Basically, we generate most of our scripts, using a 'baseline' database and the current database. So if an index is different in definition (in any way) it is scripted out. The script basically says "if it exists, drop it. Then create it correctly." We don't auto-generate deletes ("too dangerous") so those are hand scripted, and much easier to get things right.
As part of our CI process, we run the upgrade on various older versions of the database, and then run a complete schema-compare between the upgraded database and the current ('model') database. ANY differences fail the build.
I guess our 'secret sauce' is the automated upgrade script generation that covers 80% or so of the upgrade needs. Data transformations are done by hand, along with schema-delete operations. The end result is an upgrade script that will take any version of the database (from the 'baseline') to the current, up to the current.
As for customers adding their own indexes and schema, we have strict naming conventions that we enforce, so that we only deal with our own schema, and ignore custom schema. The upgrade scripts are smart enough to recognize 'unknown' FKs into a table we're going to drop or modify, for example, and drop them at run-time with a log message for the client to re-apply after upgrade as necessary.
I've done similar in the past, but that's still fairly manual, as processes go. And imagine how you'd get on if it was deployed to various servers and fixes had been applied inconsistently on those target systems in emergencies. A compare to your 'model' database is fine, but the process assumes the targets do match that model.
If, for example, a desperate indexing fix was applied slightly differently to target systems, how would you cope? When it was then added to your model database, let's say named the same but implemented differently in some way, how would the upgrade script deal with that?

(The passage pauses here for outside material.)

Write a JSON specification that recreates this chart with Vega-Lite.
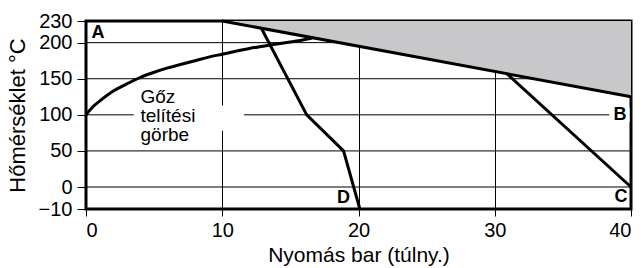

Our system has been in place for a decade, and actually works pretty well. The naming issue isn't an issue because of our naming conventions. If an existing index is tweaked for a specific customer and their non-standard data distribution (or quantity), the script is stored and reapplied after upgrades in a manual fashion. Our database is big and complex, and our customers are enterprises, so the resources to create and maintain these 'customizations' exist, and we document how to do so without messing up upgrade. As I said, the upgrade system has been refined over a decade, and is pretty solid. And idempotent SQL scripts are a core part of it. Obviously this wouldn't work for everyone in every situation. I guess one of the parts that help it work is that the unit of 'idempotent SQL script' is kept relatively small, everything broken down into discrete components. A CI build utility that runs full database compares helps keep everything on track, and the fact that we test upgrades against multiple versions with every build helps as well.